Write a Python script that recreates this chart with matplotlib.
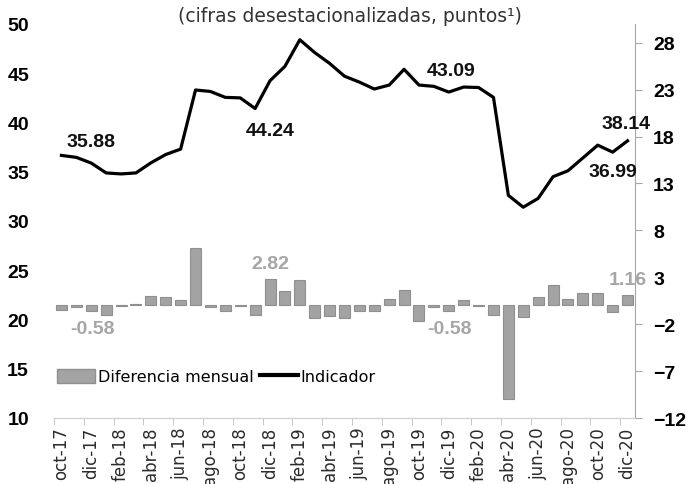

━━━━

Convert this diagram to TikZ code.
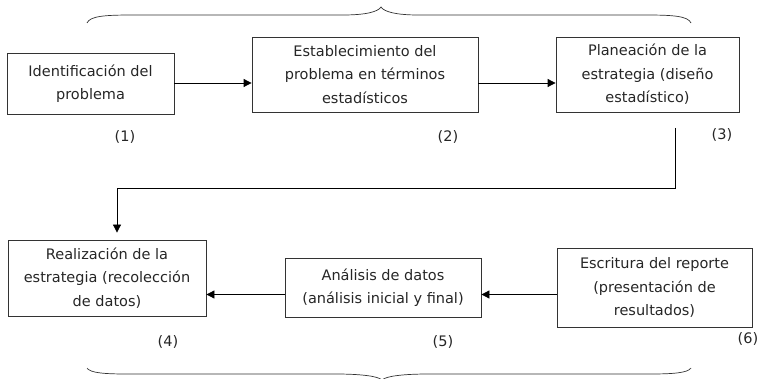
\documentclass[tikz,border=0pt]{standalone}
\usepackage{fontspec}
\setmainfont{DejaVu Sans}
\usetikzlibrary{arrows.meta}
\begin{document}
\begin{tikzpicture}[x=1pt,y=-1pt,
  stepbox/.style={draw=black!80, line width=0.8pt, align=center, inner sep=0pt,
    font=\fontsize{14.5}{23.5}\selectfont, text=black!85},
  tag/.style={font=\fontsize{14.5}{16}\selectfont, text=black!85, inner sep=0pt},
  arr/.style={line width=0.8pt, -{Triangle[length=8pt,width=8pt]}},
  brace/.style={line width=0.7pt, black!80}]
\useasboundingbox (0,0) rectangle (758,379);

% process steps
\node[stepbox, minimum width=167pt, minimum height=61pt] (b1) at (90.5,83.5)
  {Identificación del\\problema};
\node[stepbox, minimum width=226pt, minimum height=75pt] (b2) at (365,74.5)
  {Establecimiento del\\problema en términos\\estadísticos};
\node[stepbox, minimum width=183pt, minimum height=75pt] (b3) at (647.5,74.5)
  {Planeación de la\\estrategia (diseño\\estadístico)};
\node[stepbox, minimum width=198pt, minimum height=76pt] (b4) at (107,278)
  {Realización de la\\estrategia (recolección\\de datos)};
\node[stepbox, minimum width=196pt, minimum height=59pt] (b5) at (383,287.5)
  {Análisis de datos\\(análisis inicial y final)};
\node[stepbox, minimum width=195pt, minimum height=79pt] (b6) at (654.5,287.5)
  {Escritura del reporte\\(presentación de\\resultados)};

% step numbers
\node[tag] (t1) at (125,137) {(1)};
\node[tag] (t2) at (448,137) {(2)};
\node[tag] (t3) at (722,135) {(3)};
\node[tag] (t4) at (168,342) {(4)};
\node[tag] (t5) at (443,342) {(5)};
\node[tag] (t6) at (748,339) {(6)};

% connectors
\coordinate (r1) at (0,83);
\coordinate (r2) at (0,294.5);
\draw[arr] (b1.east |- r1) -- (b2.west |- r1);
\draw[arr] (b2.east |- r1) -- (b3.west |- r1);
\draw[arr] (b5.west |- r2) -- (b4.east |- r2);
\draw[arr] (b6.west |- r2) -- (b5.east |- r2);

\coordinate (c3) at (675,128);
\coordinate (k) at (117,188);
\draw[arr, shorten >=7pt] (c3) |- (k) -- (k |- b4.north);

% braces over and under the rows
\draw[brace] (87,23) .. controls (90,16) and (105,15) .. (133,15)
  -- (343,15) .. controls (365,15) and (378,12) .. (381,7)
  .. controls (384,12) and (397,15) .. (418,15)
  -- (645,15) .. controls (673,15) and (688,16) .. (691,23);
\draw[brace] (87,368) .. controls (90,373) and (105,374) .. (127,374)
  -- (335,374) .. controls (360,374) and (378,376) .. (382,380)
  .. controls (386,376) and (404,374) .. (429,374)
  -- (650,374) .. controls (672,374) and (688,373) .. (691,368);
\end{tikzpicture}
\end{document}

━━━━

### WHAT NEEDS TO BE DONE:
Read the lines above. Gather those in which the string "this" is found.

### WORKED ANSWER:
Write a Python script that recreates this chart with matplotlib.
Convert this diagram to TikZ code.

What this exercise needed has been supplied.